# EXERCISE AIM
The material below should be written out in full and exactly; pictures stay out of the copy.

# Saved data entries
════
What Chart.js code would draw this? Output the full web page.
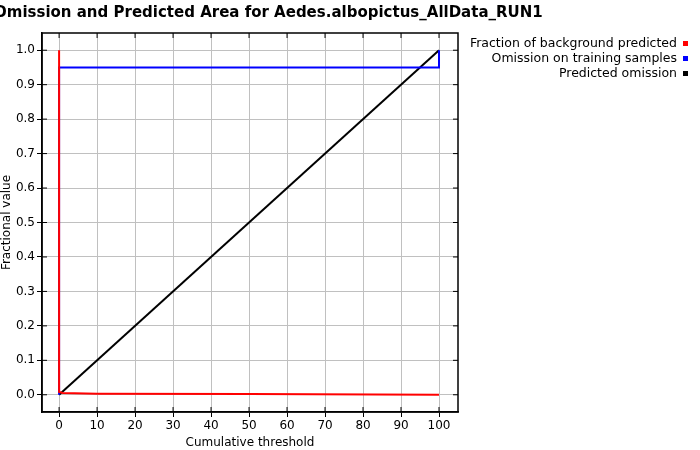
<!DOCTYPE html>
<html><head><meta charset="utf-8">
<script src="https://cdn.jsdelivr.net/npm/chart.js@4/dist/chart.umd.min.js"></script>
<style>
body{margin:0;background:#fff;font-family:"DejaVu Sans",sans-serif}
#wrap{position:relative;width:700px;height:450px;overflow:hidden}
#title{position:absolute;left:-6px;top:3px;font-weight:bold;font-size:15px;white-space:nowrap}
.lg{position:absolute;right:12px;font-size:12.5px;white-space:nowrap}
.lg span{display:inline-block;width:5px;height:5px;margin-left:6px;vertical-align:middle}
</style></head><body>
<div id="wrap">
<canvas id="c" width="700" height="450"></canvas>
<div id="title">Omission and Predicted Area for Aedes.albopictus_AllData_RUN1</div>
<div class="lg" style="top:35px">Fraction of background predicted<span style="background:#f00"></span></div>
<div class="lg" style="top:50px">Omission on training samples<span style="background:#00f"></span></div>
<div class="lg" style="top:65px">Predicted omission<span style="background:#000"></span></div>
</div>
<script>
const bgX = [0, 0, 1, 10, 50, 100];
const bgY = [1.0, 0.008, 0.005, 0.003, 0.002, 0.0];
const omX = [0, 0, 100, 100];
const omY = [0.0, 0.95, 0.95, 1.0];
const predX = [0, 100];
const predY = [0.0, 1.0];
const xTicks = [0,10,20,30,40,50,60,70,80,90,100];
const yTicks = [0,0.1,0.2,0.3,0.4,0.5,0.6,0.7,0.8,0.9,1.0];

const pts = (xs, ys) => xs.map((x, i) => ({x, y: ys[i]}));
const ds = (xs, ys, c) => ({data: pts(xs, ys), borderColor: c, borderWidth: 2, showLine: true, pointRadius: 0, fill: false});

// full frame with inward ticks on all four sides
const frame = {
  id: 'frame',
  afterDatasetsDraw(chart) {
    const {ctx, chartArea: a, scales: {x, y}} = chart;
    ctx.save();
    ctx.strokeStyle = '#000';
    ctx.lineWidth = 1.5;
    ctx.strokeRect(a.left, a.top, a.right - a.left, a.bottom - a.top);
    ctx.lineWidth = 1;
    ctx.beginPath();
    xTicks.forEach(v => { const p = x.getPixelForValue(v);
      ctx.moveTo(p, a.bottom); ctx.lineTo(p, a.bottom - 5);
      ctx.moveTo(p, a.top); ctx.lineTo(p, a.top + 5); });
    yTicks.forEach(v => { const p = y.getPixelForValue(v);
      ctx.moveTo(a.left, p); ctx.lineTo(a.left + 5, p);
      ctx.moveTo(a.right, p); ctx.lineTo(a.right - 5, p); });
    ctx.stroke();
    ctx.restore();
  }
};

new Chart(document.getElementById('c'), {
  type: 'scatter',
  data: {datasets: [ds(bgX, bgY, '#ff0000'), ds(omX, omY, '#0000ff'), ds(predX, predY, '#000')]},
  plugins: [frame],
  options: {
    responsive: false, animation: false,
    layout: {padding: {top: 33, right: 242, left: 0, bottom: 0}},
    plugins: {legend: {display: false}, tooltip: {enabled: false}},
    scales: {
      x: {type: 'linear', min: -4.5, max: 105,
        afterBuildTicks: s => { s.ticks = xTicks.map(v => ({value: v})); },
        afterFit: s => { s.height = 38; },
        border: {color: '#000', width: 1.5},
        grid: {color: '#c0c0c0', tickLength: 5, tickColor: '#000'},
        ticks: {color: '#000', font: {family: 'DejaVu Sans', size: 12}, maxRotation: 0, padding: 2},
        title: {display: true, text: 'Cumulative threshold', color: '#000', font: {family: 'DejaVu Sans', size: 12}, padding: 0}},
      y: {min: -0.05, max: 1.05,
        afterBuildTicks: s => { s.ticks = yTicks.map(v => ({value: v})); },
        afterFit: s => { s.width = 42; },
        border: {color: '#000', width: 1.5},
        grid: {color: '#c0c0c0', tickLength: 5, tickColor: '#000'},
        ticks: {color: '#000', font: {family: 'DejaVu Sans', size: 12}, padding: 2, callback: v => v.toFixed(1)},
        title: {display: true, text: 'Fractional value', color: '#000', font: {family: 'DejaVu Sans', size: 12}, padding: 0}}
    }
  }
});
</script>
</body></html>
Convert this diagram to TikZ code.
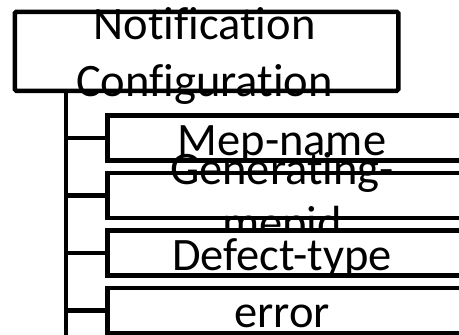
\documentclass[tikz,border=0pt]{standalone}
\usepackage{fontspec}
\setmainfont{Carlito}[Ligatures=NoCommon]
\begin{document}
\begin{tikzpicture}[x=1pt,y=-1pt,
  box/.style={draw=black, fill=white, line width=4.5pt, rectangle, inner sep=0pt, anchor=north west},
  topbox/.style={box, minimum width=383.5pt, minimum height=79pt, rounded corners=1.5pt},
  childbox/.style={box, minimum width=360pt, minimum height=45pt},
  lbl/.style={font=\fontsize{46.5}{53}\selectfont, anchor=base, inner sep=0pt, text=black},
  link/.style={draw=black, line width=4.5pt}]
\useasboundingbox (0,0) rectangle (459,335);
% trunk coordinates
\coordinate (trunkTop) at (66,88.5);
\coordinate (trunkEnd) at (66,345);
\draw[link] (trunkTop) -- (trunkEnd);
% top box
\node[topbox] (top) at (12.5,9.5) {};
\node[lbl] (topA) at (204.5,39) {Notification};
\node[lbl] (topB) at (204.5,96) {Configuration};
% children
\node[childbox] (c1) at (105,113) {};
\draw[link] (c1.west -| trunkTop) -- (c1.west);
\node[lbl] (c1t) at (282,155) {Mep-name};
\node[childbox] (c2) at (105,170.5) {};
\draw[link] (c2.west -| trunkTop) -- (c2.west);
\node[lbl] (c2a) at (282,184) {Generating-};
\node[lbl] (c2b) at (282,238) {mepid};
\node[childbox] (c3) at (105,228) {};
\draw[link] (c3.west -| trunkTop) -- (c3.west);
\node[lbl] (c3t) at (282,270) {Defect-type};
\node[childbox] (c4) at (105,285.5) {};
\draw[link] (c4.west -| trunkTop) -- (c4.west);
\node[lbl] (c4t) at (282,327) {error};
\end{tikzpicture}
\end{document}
════
# THE REPLY
What Chart.js code would draw this? Output the full web page.
<!DOCTYPE html>
<html><head><meta charset="utf-8">
<script src="https://cdn.jsdelivr.net/npm/chart.js@4/dist/chart.umd.min.js"></script>
<style>
body{margin:0;background:#fff;font-family:"DejaVu Sans",sans-serif}
#wrap{position:relative;width:700px;height:450px;overflow:hidden}
#title{position:absolute;left:-6px;top:3px;font-weight:bold;font-size:15px;white-space:nowrap}
.lg{position:absolute;right:12px;font-size:12.5px;white-space:nowrap}
.lg span{display:inline-block;width:5px;height:5px;margin-left:6px;vertical-align:middle}
</style></head><body>
<div id="wrap">
<canvas id="c" width="700" height="450"></canvas>
<div id="title">Omission and Predicted Area for Aedes.albopictus_AllData_RUN1</div>
<div class="lg" style="top:35px">Fraction of background predicted<span style="background:#f00"></span></div>
<div class="lg" style="top:50px">Omission on training samples<span style="background:#00f"></span></div>
<div class="lg" style="top:65px">Predicted omission<span style="background:#000"></span></div>
</div>
<script>
const bgX = [0, 0, 1, 10, 50, 100];
const bgY = [1.0, 0.008, 0.005, 0.003, 0.002, 0.0];
const omX = [0, 0, 100, 100];
const omY = [0.0, 0.95, 0.95, 1.0];
const predX = [0, 100];
const predY = [0.0, 1.0];
const xTicks = [0,10,20,30,40,50,60,70,80,90,100];
const yTicks = [0,0.1,0.2,0.3,0.4,0.5,0.6,0.7,0.8,0.9,1.0];

const pts = (xs, ys) => xs.map((x, i) => ({x, y: ys[i]}));
const ds = (xs, ys, c) => ({data: pts(xs, ys), borderColor: c, borderWidth: 2, showLine: true, pointRadius: 0, fill: false});

// full frame with inward ticks on all four sides
const frame = {
  id: 'frame',
  afterDatasetsDraw(chart) {
    const {ctx, chartArea: a, scales: {x, y}} = chart;
    ctx.save();
    ctx.strokeStyle = '#000';
    ctx.lineWidth = 1.5;
    ctx.strokeRect(a.left, a.top, a.right - a.left, a.bottom - a.top);
    ctx.lineWidth = 1;
    ctx.beginPath();
    xTicks.forEach(v => { const p = x.getPixelForValue(v);
      ctx.moveTo(p, a.bottom); ctx.lineTo(p, a.bottom - 5);
      ctx.moveTo(p, a.top); ctx.lineTo(p, a.top + 5); });
    yTicks.forEach(v => { const p = y.getPixelForValue(v);
      ctx.moveTo(a.left, p); ctx.lineTo(a.left + 5, p);
      ctx.moveTo(a.right, p); ctx.lineTo(a.right - 5, p); });
    ctx.stroke();
    ctx.restore();
  }
};

new Chart(document.getElementById('c'), {
  type: 'scatter',
  data: {datasets: [ds(bgX, bgY, '#ff0000'), ds(omX, omY, '#0000ff'), ds(predX, predY, '#000')]},
  plugins: [frame],
  options: {
    responsive: false, animation: false,
    layout: {padding: {top: 33, right: 242, left: 0, bottom: 0}},
    plugins: {legend: {display: false}, tooltip: {enabled: false}},
    scales: {
      x: {type: 'linear', min: -4.5, max: 105,
        afterBuildTicks: s => { s.ticks = xTicks.map(v => ({value: v})); },
        afterFit: s => { s.height = 38; },
        border: {color: '#000', width: 1.5},
        grid: {color: '#c0c0c0', tickLength: 5, tickColor: '#000'},
        ticks: {color: '#000', font: {family: 'DejaVu Sans', size: 12}, maxRotation: 0, padding: 2},
        title: {display: true, text: 'Cumulative threshold', color: '#000', font: {family: 'DejaVu Sans', size: 12}, padding: 0}},
      y: {min: -0.05, max: 1.05,
        afterBuildTicks: s => { s.ticks = yTicks.map(v => ({value: v})); },
        afterFit: s => { s.width = 42; },
        border: {color: '#000', width: 1.5},
        grid: {color: '#c0c0c0', tickLength: 5, tickColor: '#000'},
        ticks: {color: '#000', font: {family: 'DejaVu Sans', size: 12}, padding: 2, callback: v => v.toFixed(1)},
        title: {display: true, text: 'Fractional value', color: '#000', font: {family: 'DejaVu Sans', size: 12}, padding: 0}}
    }
  }
});
</script>
</body></html>
Convert this diagram to TikZ code.
\documentclass[tikz,border=0pt]{standalone}
\usepackage{fontspec}
\setmainfont{Carlito}[Ligatures=NoCommon]
\begin{document}
\begin{tikzpicture}[x=1pt,y=-1pt,
  box/.style={draw=black, fill=white, line width=4.5pt, rectangle, inner sep=0pt, anchor=north west},
  topbox/.style={box, minimum width=383.5pt, minimum height=79pt, rounded corners=1.5pt},
  childbox/.style={box, minimum width=360pt, minimum height=45pt},
  lbl/.style={font=\fontsize{46.5}{53}\selectfont, anchor=base, inner sep=0pt, text=black},
  link/.style={draw=black, line width=4.5pt}]
\useasboundingbox (0,0) rectangle (459,335);
% trunk coordinates
\coordinate (trunkTop) at (66,88.5);
\coordinate (trunkEnd) at (66,345);
\draw[link] (trunkTop) -- (trunkEnd);
% top box
\node[topbox] (top) at (12.5,9.5) {};
\node[lbl] (topA) at (204.5,39) {Notification};
\node[lbl] (topB) at (204.5,96) {Configuration};
% children
\node[childbox] (c1) at (105,113) {};
\draw[link] (c1.west -| trunkTop) -- (c1.west);
\node[lbl] (c1t) at (282,155) {Mep-name};
\node[childbox] (c2) at (105,170.5) {};
\draw[link] (c2.west -| trunkTop) -- (c2.west);
\node[lbl] (c2a) at (282,184) {Generating-};
\node[lbl] (c2b) at (282,238) {mepid};
\node[childbox] (c3) at (105,228) {};
\draw[link] (c3.west -| trunkTop) -- (c3.west);
\node[lbl] (c3t) at (282,270) {Defect-type};
\node[childbox] (c4) at (105,285.5) {};
\draw[link] (c4.west -| trunkTop) -- (c4.west);
\node[lbl] (c4t) at (282,327) {error};
\end{tikzpicture}
\end{document}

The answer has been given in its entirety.